Let’s have a look at the high impact news events that shake GBP pairs. The following news events may create extreme volatility, thus traders need to be aware of such events.
BOE Gov Speaks
Speeches from Bank of England’s governor create volatility on GBP pairs. It is considered one of the most ‘high impact news events’ in the Forex market, and it may create volatility in other pairs as well. Forex traders pay close attention to the governor’s speech since he is the head of the central bank which controls short term interest rates and other monetary policies.
GDP stands for Gross Domestic Product which is measured by the change in the total value of all goods and services produced by the economy. If the actual figure comes out greater than forecast, it is good for the currency. The figure is released monthly about 40 days after the month ends. It is considered a high impact news event since it sometimes creates high volatility in GBP pairs.
Manufacturing Production m/m
Manufacturing Production, also called Factory Production is measured by the change in the total inflation-adjusted value of output produced by manufacturers. Like “GDP m/m”, if the actual figure comes out greater than forecast, it is good for currency. This figure is released monthly about 40 days after the month ends. Traders care about Manufacturing Production m/m since it indicates economic health. Ups and downs of the business cycle quickly find a reaction on production. Moreover, it is correlated with consumer conditions such as employment levels and earnings.
Average Earnings Index 3m/y
Average Earnings Index 3m/y is also known as Average Earnings Including bonuses, which is measured by the change in the price businesses and the government pays for labour, including bonuses. The figure is released monthly about 45 days after the month ends. If the actual figure comes out greater than forecast, it is good for the currency. Traders care because it indicates consumer inflation. If businesses pay more for labour, the higher costs are usually passed on to the consumer.
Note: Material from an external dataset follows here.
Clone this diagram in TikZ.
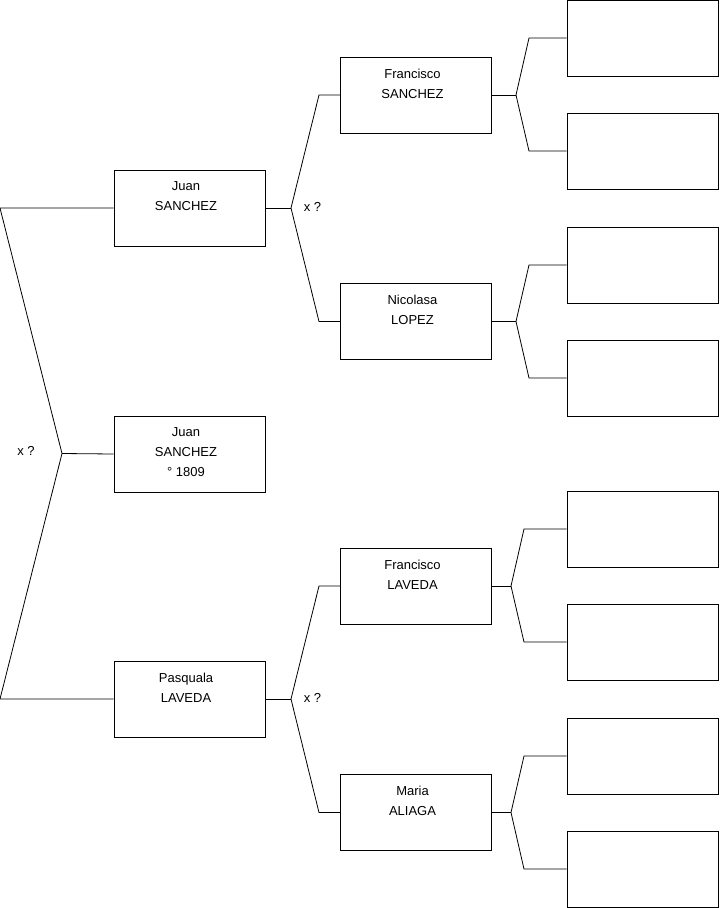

CPI stands for Consumer Price Index which is measured by the change in the price of goods and services purchased by consumers. It is released monthly about 16 days after the month ends. It is used as the central bank’s inflation target, so this is considered the UK’s most important inflation data. Overall inflation depends on the consumer prices index and inflation is important for currency valuation. This leads the central bank to raise interest rates.
Retail Sales m/m
It is also known as sales volume. All retailers’ sales are measured by the change in the total value of inflation-adjusted sales at the retail level. It is released monthly about 20 days after the month ends. If the actual figure comes out greater than forecast, it is good for the currency. Traders care about the outcome of it since it is the primary gauge of consumer spending that accounts for the majority of overall activity. Thus, it often creates high volatility in GBP pairs.
MPC Official Bank Rate Votes
MPC stands for Monetary Policy Committee. Meeting minutes of the BOE’s MPC contains the interest rate vote for each MPC member during the most recent meeting. The vote is reported in an ‘X-X-X’ format. The first number represents how many MPC members voted to increase interest rates, the second number represents how many voted to decrease rates, and the third represents how many voted to hold rates. This is another high impact news event that creates extreme volatility in GBP pairs.
Monetary Policy Summary
Monetary policy summary is released monthly. If it sounds hawkish, it is usually good for the currency. A news event that causes GBP pairs to be volatile.
Official Bank Rate
Bank of England (BOE) along with the Monetary Policy Committee decides the official bank rate. This news event is scheduled monthly. Short term interest rates are a very important factor for the valuation of the currency. GBP pairs’ traders are to deal with this news event carefully.
The figure is released quarterly, about 85 days after the quarter ends. It is measured by the difference in value between imported and exported goods, services, income flows, and unilateral transfers during the previous quarter. This is considered a high impact news event for the GBP pairs.